Last week, Wednesday 1 April, the New Zealand Institute of Skills & Technology (NZIST) held its first council meeting, passing resolutions required for the Institute to come into being.
The 16 Institutes of Technology and Polytechnics are now incorporated as subsidiary companies, wholly owned by the NZIST, and their new Boards of Directors have met to pass the necessary resolutions for a seamless governance transition.
At the meeting, NZIST Council Chair Murray Strong outlined key principles that will guide the implementation of the council’s work, including:
• We will build an institute that gives effect to the NZIST Charter and the Minister’s Letter of Expectation.
• We will have an unwaivering focus on Māori equity.
• We will keep learners at the centre of everything that we do and every decision that we make.
• We will develop a develop a deeper understanding of business and employer requirements through close connections with Workforce Development Councils and Regional Skills Leadership Groups, ensuring we understand how a national network of provision can meet their needs with an integrated offering across New Zealand.
TEU tumu whakarae|national president Michael Gilchrist was in attendance as a member of the public at the meeting.

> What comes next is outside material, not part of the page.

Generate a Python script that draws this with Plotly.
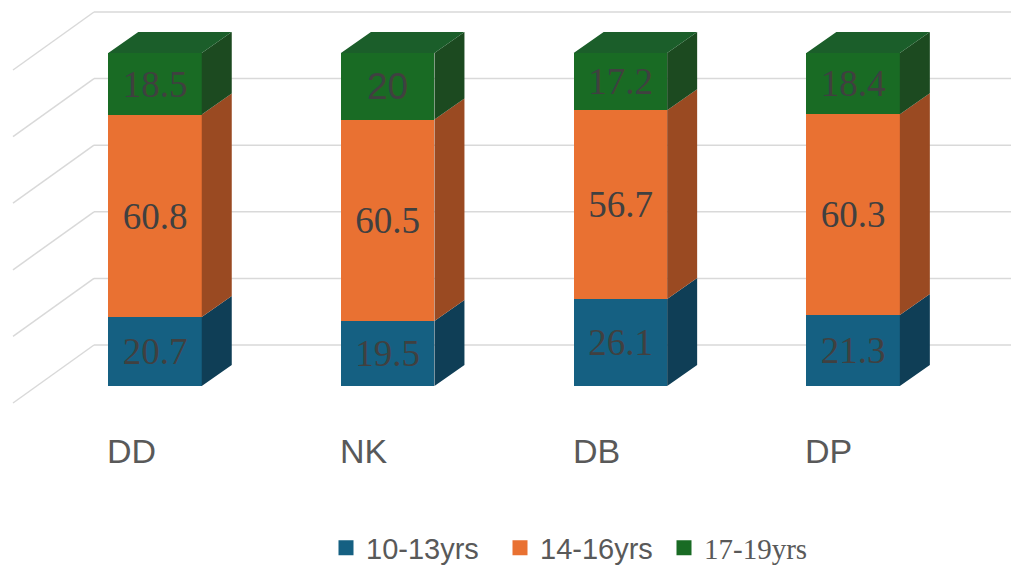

Afterward he noted the huge raft of resolutions and recommendations required to ‘stand up’ NZIST and paid tribute to the work of all those involved in making this happen over a very short timeframe – including all the work put in by TEU members.
‘That achievement is especially notable during a period of national emergency. There is a lot of commitment and goodwill that has gone – and continues to go – into realising the vision of a unified, accessible and equitable vocational education system’.
Gilchrist continued, ‘Looking forward to the next NZIST Council meeting, just a couple of days away on Thursday 9 April, our priority is to ensure staff have a voice at governance level from the outset. Branch Presidents are writing to their subsidiaries’ new boards – and we will table a letter at NZIST council signalling our desire to be involved in designing the representative structures for staff and Māori that are required to feed into council’.